Spariscono luoghi che hanno segnato un’epoca. È il caso della Bussola 2, ex discoteca, ristorante e albergo nel cuore della Valcuvia, ora in fase di demolizione per far spazio a una nuova struttura commerciale legata alla grande distribuzione organizzata.
L’edificio, da tempo dismesso e decadente, era diventato ricettacolo di degrado: sporcizia, bivacchi, colonie di roditori. La riqualificazione, benché poco romantica, rappresenta una soluzione concreta, come ha confermato il sindaco Giorgio Piccolo. «L’intervento era in gestazione da anni ed è ora nella sua fase attuativa – ha dichiarato –. Si tratta solo di mesi. Il progetto prevede anche interventi per il traffico, il rifacimento dei marciapiedi e una nuova immissione sulla Statale 394».

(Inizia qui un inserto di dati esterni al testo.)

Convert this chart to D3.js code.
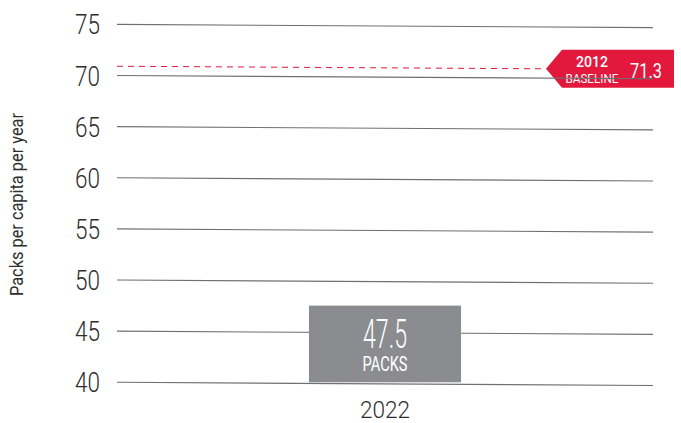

La notizia ha suscitato reazioni sui social, dove automobilisti e residenti hanno commentato la trasformazione di un’area ben visibile e da tempo abbandonata. L’edificio, noto con tanti nomi – Joly, Albergo San Giacomo, Bussola 2, ma per tutti semplicemente “Charlie” – fu costruito tra la fine degli anni ’60 e i primi anni ’70. Negli anni ’80 conobbe il suo apice: nei sotterranei si ballava tra luci strobo e scale a chiocciola, mentre il ristorante al piano superiore serviva cene memorabili, guadagnandosi fama di miglior cucina della valle.
Il “Charlie” era la prima vera discoteca della Valcuvia, e attirava ragazzi da Luino, Gavirate, Besozzo. C’è chi lì si è innamorato, sposato, chi ancora ricorda le serate con gli amici, le prime sigarette, le risate sotto la tettoia rossa della biglietteria, visibile già dalla strada che scende da Cittiglio.
E poi la chicca sportiva: nel 1982, in occasione della Tre Valli Varesine, valida come campionato italiano di ciclismo, l’intera squadra Atala-Campagnolo alloggiava proprio lì. Brindisi, entusiasmo, piazzale gremito.
Ora tutto questo è solo un ricordo. Una malinconia dolceamara per chi ha vissuto quegli anni fatti di radio libere, liscio, rock e balere. Il futuro si costruisce, ma certi mattoni — quelli del cuore — restano.
“Charlie addio, ché c’hai fatto sognare.”